All of these crises and more have been met by one of the U.S. president’s greatest powers: the power to declare emergencies. To deal with sudden threats to the security of the U.S., the executive branch is able to temporarily expand its power to resolve crises as they appear. That is, until President Donald Trump declared a national emergency Feb. 15 over the “crisis” at the border.
In Trump’s own words, “I didn’t need to do this.” He has had an ongoing stalemate with Congress over funding for his southern border wall. Trump is attempting to use the emergency to get the funding he would need for the border wall.
While his effort to declare an emergency is likely to be struck down in court, it presents a frequently neglected issue: When should declaring a national emergency be allowed, by whom, and what powers should the president have to solve it?
A president should only be able to declare a national emergency over crises that are urgent and would result in a catastrophe if unresolved, and should only have the power just sufficient for the emergency at hand, to be examined on a case-by-case basis, with current powers granted in an emergency greatly reduced.
National emergencies confer wide-ranging powers on the president to deal with unknown crises. According to the Brennan Center for Justice, the president has more than 130 special provisions he can activate during a state of emergency. Only 13 of these require a congressional declaration. All of the other powers can be activated without congressional input. These range from the power to take control of the internet to freeze assets to blocking transactions with any foreign citizen and even imprisoning U.S. citizens without trial. It was what allowed President George W. Bush to institute warrantless wiretapping and torture programs after the 9/11 attacks.
It also would allow the president to detain anyone suspected of hiring, housing or providing paid legal representation to an asylum seeker or undocumented immigrant within the U.S. under the International Emergency Economic Powers Act, according to an article posted by Elizabeth Goitein in The Atlantic in January. While it would be impossible to identify every person who has assisted an undocumented immigrant or asylum seeker, prosecuting a few high-profile cases could instill fear in ordinary citizens.

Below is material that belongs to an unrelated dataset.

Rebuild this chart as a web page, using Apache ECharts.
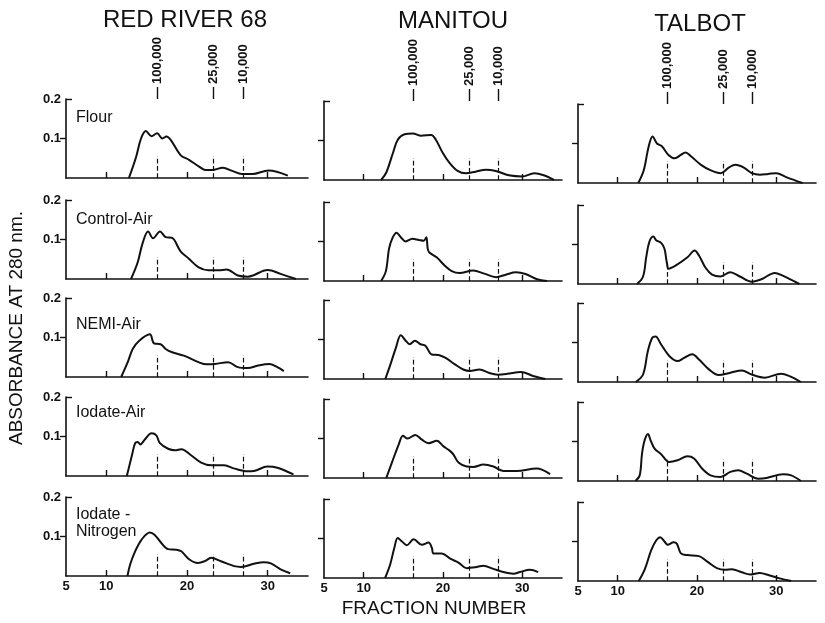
<!DOCTYPE html>
<html>
<head>
<meta charset="utf-8">
<script src="https://cdn.jsdelivr.net/npm/echarts@6/dist/echarts.min.js"></script>
<style>
  html, body { margin: 0; padding: 0; background: #fff; }
  #main { width: 825px; height: 623px; }
</style>
</head>
<body>
<div id="main"></div>
<script>
var cultivars = ['RED RIVER 68', 'MANITOU', 'TALBOT'];
var treatments = ['Flour', 'Control-Air', 'NEMI-Air', 'Iodate-Air', 'Iodate -\nNitrogen'];
var xTicks = [10, 20, 30];
var xTickLabels = [5, 10, 20, 30];
var yTickLabels = [0.1, 0.2];
var mwPositions = [16.3, 23.3, 27.0];
var mwLabels = ['100,000', '25,000', '10,000'];
var mwMarkHeight = 0.055;

// fraction number, absorbance
var redRiverFlour = [[12.8,0],[13.7,0.054],[14.3,0.1],[14.9,0.119],[15.6,0.106],[16.3,0.113],[16.95,0.1],[17.45,0.105],[18.0,0.096],[19.2,0.058],[20.25,0.046],[21.5,0.029],[22.3,0.02],[23.1,0.02],[24.45,0.026],[25.6,0.018],[26.8,0.01],[28.1,0.01],[30.1,0.019],[32.5,0.006]];
var redRiverControlAir = [[13.06,0],[13.9,0.043],[14.5,0.091],[15.18,0.12],[15.8,0.103],[16.65,0.12],[17.35,0.106],[18.16,0.104],[19.2,0.07],[20.2,0.052],[21.4,0.03],[22.65,0.022],[23.9,0.022],[24.9,0.024],[26.3,0.009],[27.55,0.006],[30.0,0.023],[31.6,0.013],[33.5,0]];
var redRiverNemiAir = [[11.84,0],[12.65,0.0375],[13.27,0.071],[14.08,0.092],[15.39,0.108],[15.92,0.085],[16.73,0.083],[17.35,0.071],[18.16,0.0625],[19.6,0.054],[21.43,0.0375],[22.45,0.032],[23.47,0.033],[25.1,0.0375],[26.3,0.025],[27.55,0.0225],[28.8,0.029],[30.2,0.033],[31.2,0.025],[32.0,0.015]];
var redRiverIodateAir = [[12.54,0],[13.16,0.051],[13.57,0.083],[13.9,0.086],[14.2,0.08],[14.8,0.093],[15.6,0.108],[16.2,0.103],[16.64,0.083],[17.66,0.069],[18.5,0.065],[19.3,0.068],[20.5,0.0525],[21.76,0.034],[23.0,0.027],[23.8,0.027],[24.6,0.027],[25.9,0.0186],[27.5,0.012],[28.3,0.0127],[29.96,0.024],[31.2,0.021],[33.2,0.004]];
var redRiverIodateN2 = [[12.62,0],[12.95,0.029],[13.57,0.0625],[14.4,0.093],[15.4,0.11],[16.0,0.104],[16.84,0.083],[17.66,0.068],[18.7,0.0667],[19.3,0.0625],[20.3,0.0417],[21.35,0.033],[22.2,0.0375],[23.0,0.046],[24.2,0.0375],[25.86,0.025],[26.7,0.023],[28.3,0.031],[29.5,0.035],[30.4,0.032],[31.6,0.017],[32.8,0.007]];

var manitouFlour = [[12.2,0],[12.85,0.019],[13.7,0.069],[14.3,0.102],[15.15,0.116],[16.2,0.118],[17.24,0.112],[18.5,0.114],[19.1,0.102],[19.96,0.069],[20.8,0.044],[21.84,0.023],[22.9,0.017],[24.1,0.021],[25.4,0.026],[26.65,0.023],[28.3,0.012],[30.0,0.009],[31.5,0.017],[32.7,0.012],[34.0,0]];
var manitouControlAir = [[12.2,0],[12.8,0.025],[13.2,0.082],[13.64,0.109],[14.14,0.122],[14.68,0.111],[15.3,0.1],[16.13,0.107],[16.96,0.104],[17.58,0.102],[17.9,0.111],[18.07,0.082],[18.28,0.072],[19.2,0.06],[20.27,0.038],[21.1,0.025],[22.1,0.02],[23.8,0.0265],[25.2,0.0186],[26.7,0.0097],[27.9,0.016],[29.2,0.022],[30.4,0.0177],[31.86,0.0044],[33.1,0]];
var manitouNemiAir = [[12.73,0],[13.44,0.041],[14.06,0.079],[14.68,0.111],[15.3,0.097],[15.8,0.088],[16.46,0.097],[17.16,0.088],[17.78,0.084],[18.6,0.062],[19.44,0.061],[20.27,0.054],[21.5,0.037],[22.55,0.024],[23.37,0.02],[24.6,0.024],[25.86,0.015],[26.9,0.011],[28.1,0.013],[29.8,0.018],[31.45,0.007],[32.9,0]];
var manitouIodateAir = [[12.85,0],[13.56,0.039],[14.4,0.084],[14.95,0.107],[15.53,0.1],[16.5,0.109],[17.34,0.097],[18.18,0.088],[19.22,0.094],[20.06,0.08],[20.8,0.07],[21.3,0.06],[21.95,0.039],[23.0,0.029],[23.84,0.028],[25.1,0.034],[26.35,0.029],[27.6,0.018],[29.3,0.018],[31.8,0.024],[33.5,0.0099]];
var manitouIodateN2 = [[12.7,0],[13.35,0.035],[13.86,0.076],[14.3,0.101],[14.8,0.093],[15.45,0.083],[16.3,0.098],[17.34,0.084],[18.18,0.09],[18.6,0.076],[18.8,0.062],[19.85,0.062],[20.9,0.049],[21.95,0.039],[23.0,0.025],[24.05,0.027],[25.1,0.031],[26.35,0.023],[27.6,0.015],[28.9,0.011],[29.7,0.015],[30.96,0.021],[32.0,0.015]];

var talbotFlour = [[12.6,0],[13.3,0.033],[13.9,0.092],[14.4,0.118],[14.95,0.1],[15.57,0.093],[16.4,0.071],[17.2,0.0625],[17.96,0.071],[18.54,0.0775],[19.28,0.067],[20.5,0.046],[21.75,0.032],[23.0,0.025],[24.0,0.039],[24.85,0.046],[25.9,0.039],[26.9,0.025],[27.94,0.021],[28.97,0.023],[30.0,0.025],[31.24,0.015],[33.3,0]];
var talbotControlAir = [[12.45,0],[13.2,0.019],[13.6,0.068],[14.0,0.107],[14.5,0.12],[14.85,0.111],[15.48,0.104],[15.9,0.089],[16.2,0.054],[16.43,0.0386],[17.34,0.047],[18.8,0.0675],[19.7,0.085],[20.25,0.072],[21.08,0.041],[21.9,0.0237],[22.95,0.019],[24.2,0.03],[25.4,0.019],[26.9,0.006],[28.13,0.012],[29.8,0.028],[30.8,0.021],[32.9,0]];
var talbotNemiAir = [[12.28,0],[13.2,0.019],[13.8,0.078],[14.36,0.112],[14.77,0.115],[15.48,0.095],[16.5,0.066],[17.55,0.053],[18.38,0.061],[19.4,0.07],[20.25,0.057],[21.5,0.032],[22.74,0.0176],[24.2,0.0235],[25.64,0.029],[26.9,0.019],[28.55,0.011],[30.6,0.021],[31.66,0.015],[33.1,0]];
var talbotIodateAir = [[12.24,0],[12.78,0.0144],[13.07,0.0695],[13.4,0.103],[13.82,0.119],[14.15,0.103],[14.65,0.082],[15.48,0.068],[16.5,0.048],[17.55,0.0525],[18.8,0.0627],[19.63,0.057],[20.66,0.031],[21.7,0.0144],[22.95,0.01],[24.2,0.023],[25.2,0.027],[26.27,0.0186],[27.7,0.006],[28.75,0.0076],[30.83,0.017],[31.87,0.0144],[33.1,0]];
var talbotIodateN2 = [[12.66,0],[13.4,0.0287],[14.23,0.078],[14.85,0.1025],[15.35,0.111],[15.9,0.1],[16.3,0.092],[17.05,0.098],[17.47,0.094],[17.97,0.07],[18.8,0.0656],[20.25,0.063],[21.3,0.049],[22.5,0.0328],[23.57,0.0287],[24.4,0.03],[25.64,0.022],[26.7,0.0164],[27.9,0.0205],[29.17,0.014],[30.4,0.0066],[31.87,0]];

var curves = [
  [redRiverFlour, manitouFlour, talbotFlour],
  [redRiverControlAir, manitouControlAir, talbotControlAir],
  [redRiverNemiAir, manitouNemiAir, talbotNemiAir],
  [redRiverIodateAir, manitouIodateAir, talbotIodateAir],
  [redRiverIodateN2, manitouIodateN2, talbotIodateN2]
];

// layout
var colLeft = [66, 324, 578];
var colWidth = [242, 238, 238];
var colDy = [0, 2, 5];
var rowTop = [99, 200, 298, 397, 497];
var panelH = 79;
var labelDy = [19, 20, 27, 16, 18];
var ink = '#111';

var grids = [], xAxes = [], yAxes = [], series = [], graphics = [];

for (var r = 0; r < 5; r++) {
  for (var c = 0; c < 3; c++) {
    var g = grids.length;
    grids.push({
      left: colLeft[c], top: rowTop[r] + colDy[c],
      width: colWidth[c], height: panelH
    });
    var bottomRow = (r === 4);
    var xMain = xAxes.length;
    xAxes.push({
      type: 'value', gridIndex: g, min: 5, max: 35, position: 'bottom',
      axisLine: { show: true, onZero: false, lineStyle: { color: ink, width: 1.6 } },
      axisTick: { show: true, inside: true, length: 6, customValues: xTicks,
        lineStyle: { color: ink, width: 1.4 } },
      axisLabel: { show: bottomRow, customValues: xTickLabels, margin: 4,
        fontSize: 13, fontWeight: 'bold', color: ink, fontFamily: 'Liberation Sans' },
      splitLine: { show: false }
    });
    var yPrimary = yAxes.length;
    yAxes.push({
      type: 'value', gridIndex: g, min: 0, max: 0.2, interval: 0.1,
      axisLine: { show: true, lineStyle: { color: ink, width: 1.6 } },
      axisTick: { show: true, inside: false, length: 6, customValues: [0.1],
        lineStyle: { color: ink, width: 1.4 } },
      axisLabel: { show: c === 0, customValues: yTickLabels, margin: 5,
        fontSize: 13, fontWeight: 'bold', color: ink, fontFamily: 'Liberation Sans',
        formatter: function (v) { return Number(v).toFixed(1); } },
      splitLine: { show: false }
    });
    yAxes.push({
      type: 'value', gridIndex: g, min: 0, max: 0.2, position: 'left',
      axisLine: { show: false },
      axisTick: { show: true, inside: true, length: 6, customValues: [0.2],
        lineStyle: { color: ink, width: 1.4 } },
      axisLabel: { show: false },
      splitLine: { show: false }
    });
    series.push({
      type: 'line', xAxisIndex: xMain, yAxisIndex: yPrimary,
      data: curves[r][c], smooth: 0.35, showSymbol: false, silent: true,
      lineStyle: { color: ink, width: 2 },
      markLine: {
        silent: true, symbol: ['none', 'none'], label: { show: false },
        lineStyle: { type: 'dashed', color: ink, width: 1.2 },
        data: mwPositions.map(function (x) {
          return [{ coord: [x, 0] }, { coord: [x, mwMarkHeight] }];
        })
      }
    });
    if (r === 0) {
      xAxes.push({
        type: 'value', gridIndex: g, min: 5, max: 35, position: 'top',
        axisLine: { show: true, onZero: false, lineStyle: { color: 'rgba(0,0,0,0)', width: 0 } },
        axisTick: { show: true, inside: false, length: 12, customValues: mwPositions,
          lineStyle: { color: ink, width: 1.4 } },
        axisLabel: { show: true, customValues: mwPositions, rotate: -90, margin: 15,
          fontSize: 13, fontWeight: 'bold', color: ink, fontFamily: 'Liberation Sans',
          formatter: function (v) {
            var best = 0;
            mwPositions.forEach(function (p, i) {
              if (Math.abs(p - v) < Math.abs(mwPositions[best] - v)) best = i;
            });
            return mwLabels[best];
          } },
        splitLine: { show: false }
      });
    }
  }
  graphics.push({
    type: 'text', left: 76, top: rowTop[r] + labelDy[r] - 9,
    style: { text: treatments[r], fill: ink, fontSize: 16, lineHeight: 17,
      fontFamily: 'Liberation Sans' }
  });
}

var titleX = [185, 453, 700];
var titleY = [8, 9, 12];
cultivars.forEach(function (name, c) {
  graphics.push({
    type: 'text', x: titleX[c], y: titleY[c],
    style: { text: name, fill: ink, fontSize: 24, fontFamily: 'Liberation Sans',
      textAlign: 'center' }
  });
});
graphics.push({
  type: 'text', x: 17, y: 328, rotation: Math.PI / 2,
  style: { text: 'ABSORBANCE AT 280 nm.', fill: ink, fontSize: 19,
    fontFamily: 'Liberation Sans', textAlign: 'center', textVerticalAlign: 'middle' }
});
graphics.push({
  type: 'text', x: 434, y: 609,
  style: { text: 'FRACTION NUMBER', fill: ink, fontSize: 19,
    fontFamily: 'Liberation Sans', textAlign: 'center', textVerticalAlign: 'middle' }
});

var chart = echarts.init(document.getElementById('main'), null, { renderer: 'canvas' });
chart.setOption({
  backgroundColor: '#fff',
  animation: false,
  grid: grids,
  xAxis: xAxes,
  yAxis: yAxes,
  series: series,
  graphic: graphics
});
</script>
</body>
</html>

Trump could, under the same act, seize control of social media platforms, as well as websites that rally opposition against him. Given the potential for abuse of extraordinary powers, change to emergency laws is absolutely necessary.
What would need to be changed about emergency declarations? First, only Congress should be allowed to declare emergencies. The few emergency provisions under the Constitution are all powers of Congress (the militia clause, the habeas corpus clause, etc.), so completing the set would make sense.
Furthermore, the president is the one exercising emergency powers, so Congress should be the one to determine when the president needs extra power.
There also needs to be a strict definition for when a national emergency can be declared, such as “crises in which extraordinary powers are absolutely necessary to resolve the emergency before causing a ‘public calamity.’”
Finally, the emergency powers of the president should only be granted by Congress in the resolution declaring the emergency. The powers to seize control of the internet and detain U.S. citizens without trial should not be held because of a flu epidemic. A national emergency should be a temporary and small-scale adjustment of powers, not a blank check for abuse.
Riley Dalton is a sophomore at Homestead High School.